食べてみなければ分からない
――焼き秋刀魚ならぬ、煮た秋刀魚を食べました。
最近の嫁さんは、YouTube番組「料理研究家リュウジのバズレシピ」を頻繁に見ています。最近の番組で、秋刀魚を煮て食べる動画がアップされていました。
「えっ! 秋刀魚を煮るの?」
「ええ、美味しいらしいの」
「ホンマに?」
「リュウジも半信半疑だったけど、焼き秋刀魚も美味しいけど、煮た秋刀魚も美味しかったって」
「まー、不味くはないだろうけど、同じ食べるなら焼いた方が美味しいと思うけど……」
そんな会話をしていた次の日、僕は嫁さんと買い物に出かけていました。店頭で美味しそうなプリップリの青い秋刀魚が、安く売っています。嫁さんに問いかけました。
「煮た秋刀魚が美味しいかどうか、検証してみようか?」
嬉しそうに嫁さんが振り向きます。
「うん、食べる。視聴者のコメントでは鯖缶みたいな味って書き込まれていた」
――鯖缶。
嫁さんに提案はしてみたものの、鯖缶の一言で煮た秋刀魚の味を想像してしまいます。不味くはないだろうけど、焼き秋刀魚を押しのけてまで食べるほどなのか……。少しテンションが下がりました。
購入した4匹の秋刀魚のうち3匹は、塩をして僕が焼きました。大根も一生懸命にすり下ろします。焼き秋刀魚を食べるのに、大根おろしが無いというのは、鬼が金棒を持っていないのと一緒。食えなくはないけど美味さ半減。どうせ食べるなら美味しい方が良い。もう一匹の秋刀魚の調理は嫁さんに任せて……押し付けて、いざ実食することになりました。
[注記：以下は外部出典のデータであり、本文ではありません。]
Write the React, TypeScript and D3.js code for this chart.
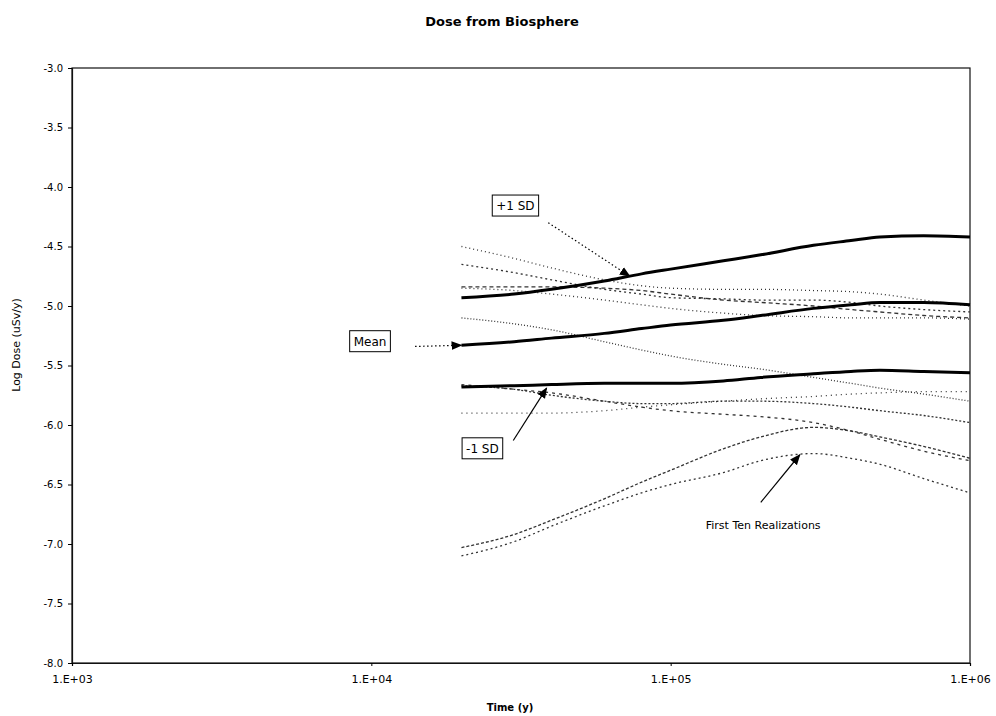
import { useEffect, useRef } from 'react';
import * as d3 from 'd3';

// time points (years) shared by every series
const times = [2e4, 3e4, 4e4, 6e4, 8e4, 1e5, 1.5e5, 2e5, 3e5, 4e5, 5e5, 7e5, 1e6];

// summary curves, log dose (uSv/y)
const meanDose = [-5.33, -5.3, -5.27, -5.23, -5.19, -5.16, -5.12, -5.08, -5.02, -4.99, -4.97, -4.97, -4.99];
const plusSD = [-4.93, -4.9, -4.86, -4.79, -4.73, -4.69, -4.62, -4.57, -4.49, -4.45, -4.42, -4.41, -4.42];
const minusSD = [-5.68, -5.67, -5.66, -5.65, -5.65, -5.65, -5.63, -5.6, -5.57, -5.55, -5.54, -5.55, -5.56];

// first ten realizations
const real1 = [-4.5, -4.6, -4.68, -4.78, -4.83, -4.85, -4.86, -4.86, -4.87, -4.88, -4.9, -4.95, -5.0];
const real2 = [-4.65, -4.72, -4.78, -4.86, -4.9, -4.93, -4.94, -4.95, -4.95, -4.97, -5.0, -5.03, -5.05];
const real3 = [-4.84, -4.84, -4.84, -4.85, -4.87, -4.9, -4.95, -4.97, -5.0, -5.03, -5.05, -5.08, -5.1];
const real4 = [-5.1, -5.15, -5.2, -5.3, -5.37, -5.42, -5.49, -5.53, -5.6, -5.65, -5.69, -5.74, -5.8];
const real5 = [-5.66, -5.7, -5.73, -5.8, -5.85, -5.88, -5.91, -5.93, -5.98, -6.05, -6.12, -6.22, -6.3];
const real6 = [-5.67, -5.7, -5.75, -5.8, -5.82, -5.82, -5.8, -5.8, -5.82, -5.85, -5.88, -5.92, -5.98];
const real7 = [-5.9, -5.9, -5.9, -5.88, -5.85, -5.83, -5.8, -5.78, -5.76, -5.74, -5.73, -5.72, -5.72];
const real8 = [-7.03, -6.92, -6.8, -6.62, -6.48, -6.38, -6.2, -6.1, -6.02, -6.05, -6.1, -6.18, -6.28];
const real9 = [-7.1, -6.98, -6.85, -6.68, -6.57, -6.5, -6.4, -6.3, -6.24, -6.28, -6.33, -6.45, -6.57];
const real10 = [-4.85, -4.87, -4.9, -4.95, -4.99, -5.02, -5.06, -5.08, -5.09, -5.1, -5.1, -5.1, -5.11];

const realizations = [real1, real2, real3, real4, real5, real6, real7, real8, real9, real10];

const xTicks = [1e3, 1e4, 1e5, 1e6];
const xTickLabels = ['1.E+03', '1.E+04', '1.E+05', '1.E+06'];
const yTicks = [-3, -3.5, -4, -4.5, -5, -5.5, -6, -6.5, -7, -7.5, -8];

const dashes = ['1,3', '2,3', '4,3', '1,2', '3,4', '2,2', '1,4', '3,2', '2,3', '1,3'];

const FONT = 'DejaVu Sans, Arial, sans-serif';

const W = 996;
const H = 716;
const margin = { top: 68, right: 26, bottom: 53, left: 72 };

const App = () => {
  const svgRef = useRef<SVGSVGElement>(null);

  useEffect(() => {
    const svg = d3.select(svgRef.current);
    svg.selectAll('*').remove();

    const x = d3.scaleLog().domain([1e3, 1e6]).range([margin.left, W - margin.right]);
    const y = d3.scaleLinear().domain([-8, -3]).range([H - margin.bottom, margin.top]);

    const defs = svg.append('defs');
    defs
      .append('marker')
      .attr('id', 'head')
      .attr('viewBox', '0 0 10 10')
      .attr('refX', 9)
      .attr('refY', 5)
      .attr('markerWidth', 11)
      .attr('markerHeight', 11)
      .attr('markerUnits', 'userSpaceOnUse')
      .attr('orient', 'auto')
      .append('path')
      .attr('d', 'M0,1 L10,5 L0,9 Z')
      .attr('fill', '#000');

    // title
    svg
      .append('text')
      .attr('x', 502)
      .attr('y', 26)
      .attr('text-anchor', 'middle')
      .style('font-family', FONT)
      .style('font-size', '13px')
      .style('font-weight', 'bold')
      .text('Dose from Biosphere');

    // plot frame
    svg
      .append('rect')
      .attr('x', x(1e3))
      .attr('y', y(-3))
      .attr('width', x(1e6) - x(1e3))
      .attr('height', y(-8) - y(-3))
      .attr('fill', 'none')
      .attr('stroke', '#111')
      .attr('stroke-width', 1.2);

    // y axis
    const yAxis = svg
      .append('g')
      .attr('transform', `translate(${x(1e3)},0)`)
      .call(
        d3
          .axisLeft(y)
          .tickValues(yTicks)
          .tickSize(4)
          .tickPadding(5)
          .tickFormat((d) => d3.format('.1f')(d as number).replace('−', '-'))
      );
    yAxis.select('.domain').attr('stroke', '#111').attr('stroke-width', 1.2);
    yAxis.selectAll('text').style('font-family', FONT).style('font-size', '10px').attr('fill', '#000');

    // x axis
    const xAxis = svg
      .append('g')
      .attr('transform', `translate(0,${y(-8)})`)
      .call(
        d3
          .axisBottom(x)
          .tickValues(xTicks)
          .tickSize(3)
          .tickPadding(9)
          .tickFormat((d, i) => xTickLabels[i])
      );
    xAxis.select('.domain').attr('stroke', '#111').attr('stroke-width', 1.2);
    xAxis.selectAll('text').style('font-family', FONT).style('font-size', '11px').attr('fill', '#000');

    // axis titles
    svg
      .append('text')
      .attr('transform', `translate(20,${345}) rotate(-90)`)
      .attr('text-anchor', 'middle')
      .style('font-family', FONT)
      .style('font-size', '11px')
      .text('Log Dose (uSv/y)');
    svg
      .append('text')
      .attr('x', 510)
      .attr('y', 711)
      .attr('text-anchor', 'middle')
      .style('font-family', FONT)
      .style('font-size', '10px')
      .style('font-weight', 'bold')
      .text('Time (y)');

    const line = d3
      .line<number>()
      .x((d, i) => x(times[i]))
      .y((d) => y(d))
      .curve(d3.curveMonotoneX);

    // realizations
    svg
      .append('g')
      .selectAll('path')
      .data(realizations)
      .enter()
      .append('path')
      .attr('d', (d) => line(d))
      .attr('fill', 'none')
      .attr('stroke', '#333')
      .attr('stroke-width', 1.3)
      .attr('stroke-dasharray', (d, i) => dashes[i]);

    // mean and +/- 1 SD
    svg
      .append('g')
      .selectAll('path')
      .data([plusSD, meanDose, minusSD])
      .enter()
      .append('path')
      .attr('d', (d) => line(d))
      .attr('fill', 'none')
      .attr('stroke', '#000')
      .attr('stroke-width', 3);

    // annotations (data coordinates)
    const boxes = [
      { label: '+1 SD', t: 3.03e4, v: -4.16 },
      { label: 'Mean', t: 9.9e3, v: -5.3 },
      { label: '-1 SD', t: 2.35e4, v: -6.2 },
    ];
    boxes.forEach((b) => {
      const g = svg.append('g');
      const txt = g
        .append('text')
        .attr('x', x(b.t))
        .attr('y', y(b.v) + 4)
        .attr('text-anchor', 'middle')
        .style('font-family', FONT)
        .style('font-size', '12px')
        .text(b.label);
      const bb = (txt.node() as SVGTextElement).getBBox();
      g.insert('rect', 'text')
        .attr('x', bb.x - 4)
        .attr('y', bb.y - 4)
        .attr('width', bb.width + 8)
        .attr('height', bb.height + 7)
        .attr('fill', '#fff')
        .attr('stroke', '#000')
        .attr('stroke-width', 1);
    });

    const arrows = [
      { t0: 3.9e4, v0: -4.3, t1: 7.3e4, v1: -4.75, dash: '1.5,2.5' },
      { t0: 1.4e4, v0: -5.34, t1: 2e4, v1: -5.33, dash: '1.5,2.5' },
      { t0: 2.98e4, v0: -6.13, t1: 3.85e4, v1: -5.69, dash: null },
      { t0: 2.0e5, v0: -6.65, t1: 2.7e5, v1: -6.25, dash: null },
    ];
    arrows.forEach((a) => {
      svg
        .append('line')
        .attr('x1', x(a.t0))
        .attr('y1', y(a.v0))
        .attr('x2', x(a.t1))
        .attr('y2', y(a.v1))
        .attr('stroke', '#000')
        .attr('stroke-width', 1.2)
        .attr('stroke-dasharray', a.dash)
        .attr('marker-end', 'url(#head)');
    });

    svg
      .append('text')
      .attr('x', x(1.31e5))
      .attr('y', y(-6.87))
      .style('font-family', FONT)
      .style('font-size', '11px')
      .text('First Ten Realizations');
  }, []);

  return (
    <svg
      ref={svgRef}
      width={W}
      height={H}
      style={{ position: 'absolute', left: 0, top: 0, background: '#fff' }}
    />
  );
};

export default App;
新鮮な秋刀魚でした。内臓が美味い。更には大根おろしも無茶苦茶に美味い。秋刀魚に大根おろしを添えるって、誰が考えたんだろう。秋刀魚の深い味を殺すことなく、それでいて澄み切った清涼感が口の中に広がります。美味い美味いの連呼。ビールも好きだけど、同じ飲むなら秋刀魚には日本酒だな……とか思いながら、嫁さんの煮た秋刀魚を眺めます。
「シェアしようか?」
「うん」
嫁さんの秋刀魚に箸を付けます。その身を口に運びました。
「ん!?」
嫁さんが興味深そうに僕の反応を窺います。
「どう?」
「美味い。というか滅茶苦茶美味い。焼き秋刀魚に比べて、とてもジューシーで身がホロホロ。水っぽくなるのでは……と心配していたけど全くそんなことない」
「でしょう~」
嫁さんが自慢げに僕を見ます。
「これ、塩だけで煮たの?」
「下拵えに砂糖も使ってる」
「へェ~」
「鯖缶って言うから、実は期待していなかったけど、これはこれでイケる。醤油を掛けなくていいかも。っていうか、そのままの方が秋刀魚の美味しさが際立って、シンプルに美味しい。アリだな」
「アリでしょ」
「うん」
煮た秋刀魚。美味しかったです。どちらかを選んでと言われたら、焼き秋刀魚に大根を選択すると思います。ただ、それは習慣的なもので、お父さんとお母さんのどちらが好き? と質問されるようなものです。本来は比較するようなものではない。どちらも美味しい……と思いました。
連休の登山に向けて、今朝、天気予報を見ました。八経ヶ岳の月曜日の天気は、気温マイナス3度。風速22mだそうです。
――ヤバイ!
根本的に計画を練り直す必要があります。先ず、マイナスの気温となると、山小屋での宿泊は心許ない。テントが欲しい。山岳用のテントはペラッペラで防寒に適していないように見えますが、そんなことはない。これまでにマイナスの環境でも活躍してくれました。また、風速が20m超えるのなら、僕では手に負えないかも……。ただ、登山を中止するという選択はありません。現地に足を運んでから考えます。秋刀魚もそうですが、食べてみなければ分からない。今回は経験値が溜まりそうです。